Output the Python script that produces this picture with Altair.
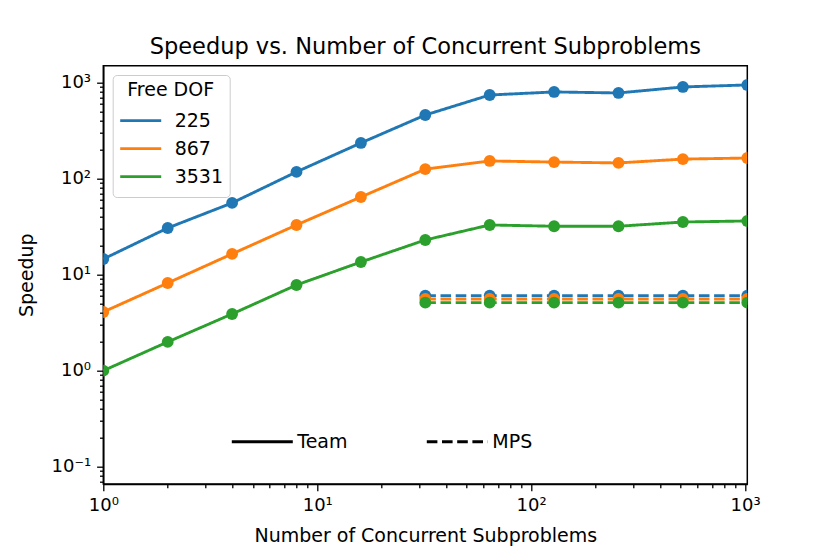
import altair as alt
import pandas as pd

# ---- data ----
subproblems = [1, 2, 4, 8, 16, 32, 64, 128, 256, 512, 1024]
mps_subproblems = [32, 64, 128, 256, 512, 1024]
dof_labels = ["225", "867", "3531"]
team_225 = [14.5, 30.5, 55.6, 117, 234, 457, 738, 794, 775, 895, 939]
team_867 = [4.08, 8.17, 16.4, 32.8, 64.1, 125, 152, 148, 145, 159, 163]
team_3531 = [1.0, 1.99, 3.89, 7.79, 13.5, 22.9, 32.8, 31.8, 31.8, 35.2, 36.1]
mps_225 = [6.04, 6.04, 6.04, 6.04, 6.04, 6.04]
mps_867 = [5.57, 5.57, 5.57, 5.57, 5.57, 5.57]
mps_3531 = [5.1, 5.1, 5.1, 5.1, 5.1, 5.1]
kinds = ["Team", "MPS"]
colors = ["#1f77b4", "#ff7f0e", "#2ca02c"]

x_ticks = [1, 2, 3, 4, 5, 6, 7, 8, 9, 10, 20, 30, 40, 50, 60, 70, 80, 90,
           100, 200, 300, 400, 500, 600, 700, 800, 900, 1000]
y_ticks = [0.07, 0.08, 0.09, 0.1, 0.2, 0.3, 0.4, 0.5, 0.6, 0.7, 0.8, 0.9,
           1, 2, 3, 4, 5, 6, 7, 8, 9, 10, 20, 30, 40, 50, 60, 70, 80, 90,
           100, 200, 300, 400, 500, 600, 700, 800, 900, 1000]

rows = []
for dof, vals in zip(dof_labels, [team_225, team_867, team_3531]):
    for n, v in zip(subproblems, vals):
        rows.append({"n": n, "speedup": v, "dof": dof, "kind": "Team"})
for dof, vals in zip(dof_labels, [mps_225, mps_867, mps_3531]):
    for n, v in zip(mps_subproblems, vals):
        rows.append({"n": n, "speedup": v, "dof": dof, "kind": "MPS"})
df = pd.DataFrame(rows)

FONT = "DejaVu Sans"
label_expr = ("datum.value == 1 ? '10⁰' : datum.value == 10 ? '10¹' : "
              "datum.value == 100 ? '10²' : datum.value == 1000 ? '10³' : "
              "datum.value == 0.1 ? '10⁻¹' : ''")
major_test = "indexof([0.1, 1, 10, 100, 1000], datum.value) >= 0"

xscale = alt.Scale(type="log", domain=[1, 1024], nice=False)
yscale = alt.Scale(type="log", domain=[0.0662, 1489], nice=False)

xaxis = alt.Axis(
    values=x_ticks, labelExpr=label_expr, labelOverlap=False, labelFlush=False,
    grid=False, tickSize={"condition": {"test": major_test, "value": 6.7}, "value": 3.8},
    tickColor="black", tickWidth=1.3, domainColor="black", domainWidth=1.5,
    labelFont=FONT, labelFontSize=18, labelColor="black", labelPadding=6,
    title="Number of Concurrent Subproblems", titleFont=FONT, titleFontSize=19,
    titleFontWeight="normal", titleColor="black", titleX=322, titleY=57.7,
    titleBaseline="alphabetic", titleAlign="center",
)
yaxis = alt.Axis(
    values=y_ticks, labelExpr=label_expr, labelOverlap=False, labelFlush=False,
    grid=False, tickSize={"condition": {"test": major_test, "value": 6.7}, "value": 3.8},
    tickColor="black", tickWidth=1.3, domainColor="black", domainWidth=1.5,
    labelFont=FONT, labelFontSize=18, labelColor="black", labelPadding=6,
    title="Speedup", titleFont=FONT, titleFontSize=19, titleFontWeight="normal",
    titleColor="black", titleX=-70.3, titleY=209, titleAngle=270,
    titleBaseline="alphabetic", titleAlign="center",
)

color_legend = alt.Legend(
    title="Free DOF", orient="none", legendX=9.4, legendY=9.3,
    symbolType="stroke", symbolSize=1681, symbolStrokeWidth=2.9,
    labelFont=FONT, labelFontSize=19, labelColor="black", labelOffset=12,
    titleFont=FONT, titleFontSize=19, titleFontWeight="normal", titleColor="black",
    titleAnchor="middle", titleAlign="center", titlePadding=7,
    fillColor="white", strokeColor="#cccccc", cornerRadius=4, padding=6,
    clipHeight=27.2, rowPadding=0,
)
color_enc = alt.Color("dof:N", sort=dof_labels,
                      scale=alt.Scale(domain=dof_labels, range=colors),
                      legend=color_legend)

lines = alt.Chart(df).mark_line(strokeWidth=2.9, clip=True).encode(
    x=alt.X("n:Q", scale=xscale, axis=xaxis),
    y=alt.Y("speedup:Q", scale=yscale, axis=yaxis),
    color=color_enc,
    strokeDash=alt.StrokeDash(
        "kind:N", sort=kinds,
        scale=alt.Scale(domain=kinds, range=[[1, 0], [10.6, 4.6]]),
        legend=alt.Legend(
            title=None, orient="none", legendX=127, legendY=344,
            direction="horizontal", symbolType="stroke", symbolSize=3721,
            symbolStrokeWidth=2.9, symbolStrokeColor="black",
            labelFont=FONT, labelFontSize=19, labelColor="black",
            labelOffset=3, columnPadding=72, padding=0,
        ),
    ),
    order=alt.Order("kind:N"),
)

points = alt.Chart(df).mark_circle(size=140, opacity=1, clip=True).encode(
    x=alt.X("n:Q", scale=xscale, axis=xaxis),
    y=alt.Y("speedup:Q", scale=yscale, axis=yaxis),
    color=color_enc,
)

chart = alt.layer(lines, points).properties(
    width=644, height=418.3,
    title=alt.TitleParams(
        "Speedup vs. Number of Concurrent Subproblems", font=FONT, fontSize=22.5,
        fontWeight="normal", color="black", baseline="alphabetic", offset=10.7,
        dy=21, anchor="middle", frame="group",
    ),
    autosize=alt.AutoSizeParams(type="none"),
    padding={"left": 95.3, "top": 57.7, "right": 70, "bottom": 72},
).configure_view(stroke="black", strokeWidth=1.5)

chart.save("out.html", embed_options={"renderer": "svg", "actions": False})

#### EXERCISE BRIEF:
All the lines above are to be reproduced exactly, except the pictures.

#### TASK RESULT:
Output the Python script that produces this picture with Altair.
import altair as alt
import pandas as pd

# ---- data ----
subproblems = [1, 2, 4, 8, 16, 32, 64, 128, 256, 512, 1024]
mps_subproblems = [32, 64, 128, 256, 512, 1024]
dof_labels = ["225", "867", "3531"]
team_225 = [14.5, 30.5, 55.6, 117, 234, 457, 738, 794, 775, 895, 939]
team_867 = [4.08, 8.17, 16.4, 32.8, 64.1, 125, 152, 148, 145, 159, 163]
team_3531 = [1.0, 1.99, 3.89, 7.79, 13.5, 22.9, 32.8, 31.8, 31.8, 35.2, 36.1]
mps_225 = [6.04, 6.04, 6.04, 6.04, 6.04, 6.04]
mps_867 = [5.57, 5.57, 5.57, 5.57, 5.57, 5.57]
mps_3531 = [5.1, 5.1, 5.1, 5.1, 5.1, 5.1]
kinds = ["Team", "MPS"]
colors = ["#1f77b4", "#ff7f0e", "#2ca02c"]

x_ticks = [1, 2, 3, 4, 5, 6, 7, 8, 9, 10, 20, 30, 40, 50, 60, 70, 80, 90,
           100, 200, 300, 400, 500, 600, 700, 800, 900, 1000]
y_ticks = [0.07, 0.08, 0.09, 0.1, 0.2, 0.3, 0.4, 0.5, 0.6, 0.7, 0.8, 0.9,
           1, 2, 3, 4, 5, 6, 7, 8, 9, 10, 20, 30, 40, 50, 60, 70, 80, 90,
           100, 200, 300, 400, 500, 600, 700, 800, 900, 1000]

rows = []
for dof, vals in zip(dof_labels, [team_225, team_867, team_3531]):
    for n, v in zip(subproblems, vals):
        rows.append({"n": n, "speedup": v, "dof": dof, "kind": "Team"})
for dof, vals in zip(dof_labels, [mps_225, mps_867, mps_3531]):
    for n, v in zip(mps_subproblems, vals):
        rows.append({"n": n, "speedup": v, "dof": dof, "kind": "MPS"})
df = pd.DataFrame(rows)

FONT = "DejaVu Sans"
label_expr = ("datum.value == 1 ? '10⁰' : datum.value == 10 ? '10¹' : "
              "datum.value == 100 ? '10²' : datum.value == 1000 ? '10³' : "
              "datum.value == 0.1 ? '10⁻¹' : ''")
major_test = "indexof([0.1, 1, 10, 100, 1000], datum.value) >= 0"

xscale = alt.Scale(type="log", domain=[1, 1024], nice=False)
yscale = alt.Scale(type="log", domain=[0.0662, 1489], nice=False)

xaxis = alt.Axis(
    values=x_ticks, labelExpr=label_expr, labelOverlap=False, labelFlush=False,
    grid=False, tickSize={"condition": {"test": major_test, "value": 6.7}, "value": 3.8},
    tickColor="black", tickWidth=1.3, domainColor="black", domainWidth=1.5,
    labelFont=FONT, labelFontSize=18, labelColor="black", labelPadding=6,
    title="Number of Concurrent Subproblems", titleFont=FONT, titleFontSize=19,
    titleFontWeight="normal", titleColor="black", titleX=322, titleY=57.7,
    titleBaseline="alphabetic", titleAlign="center",
)
yaxis = alt.Axis(
    values=y_ticks, labelExpr=label_expr, labelOverlap=False, labelFlush=False,
    grid=False, tickSize={"condition": {"test": major_test, "value": 6.7}, "value": 3.8},
    tickColor="black", tickWidth=1.3, domainColor="black", domainWidth=1.5,
    labelFont=FONT, labelFontSize=18, labelColor="black", labelPadding=6,
    title="Speedup", titleFont=FONT, titleFontSize=19, titleFontWeight="normal",
    titleColor="black", titleX=-70.3, titleY=209, titleAngle=270,
    titleBaseline="alphabetic", titleAlign="center",
)

color_legend = alt.Legend(
    title="Free DOF", orient="none", legendX=9.4, legendY=9.3,
    symbolType="stroke", symbolSize=1681, symbolStrokeWidth=2.9,
    labelFont=FONT, labelFontSize=19, labelColor="black", labelOffset=12,
    titleFont=FONT, titleFontSize=19, titleFontWeight="normal", titleColor="black",
    titleAnchor="middle", titleAlign="center", titlePadding=7,
    fillColor="white", strokeColor="#cccccc", cornerRadius=4, padding=6,
    clipHeight=27.2, rowPadding=0,
)
color_enc = alt.Color("dof:N", sort=dof_labels,
                      scale=alt.Scale(domain=dof_labels, range=colors),
                      legend=color_legend)

lines = alt.Chart(df).mark_line(strokeWidth=2.9, clip=True).encode(
    x=alt.X("n:Q", scale=xscale, axis=xaxis),
    y=alt.Y("speedup:Q", scale=yscale, axis=yaxis),
    color=color_enc,
    strokeDash=alt.StrokeDash(
        "kind:N", sort=kinds,
        scale=alt.Scale(domain=kinds, range=[[1, 0], [10.6, 4.6]]),
        legend=alt.Legend(
            title=None, orient="none", legendX=127, legendY=344,
            direction="horizontal", symbolType="stroke", symbolSize=3721,
            symbolStrokeWidth=2.9, symbolStrokeColor="black",
            labelFont=FONT, labelFontSize=19, labelColor="black",
            labelOffset=3, columnPadding=72, padding=0,
        ),
    ),
    order=alt.Order("kind:N"),
)

points = alt.Chart(df).mark_circle(size=140, opacity=1, clip=True).encode(
    x=alt.X("n:Q", scale=xscale, axis=xaxis),
    y=alt.Y("speedup:Q", scale=yscale, axis=yaxis),
    color=color_enc,
)

chart = alt.layer(lines, points).properties(
    width=644, height=418.3,
    title=alt.TitleParams(
        "Speedup vs. Number of Concurrent Subproblems", font=FONT, fontSize=22.5,
        fontWeight="normal", color="black", baseline="alphabetic", offset=10.7,
        dy=21, anchor="middle", frame="group",
    ),
    autosize=alt.AutoSizeParams(type="none"),
    padding={"left": 95.3, "top": 57.7, "right": 70, "bottom": 72},
).configure_view(stroke="black", strokeWidth=1.5)

chart.save("out.html", embed_options={"renderer": "svg", "actions": False})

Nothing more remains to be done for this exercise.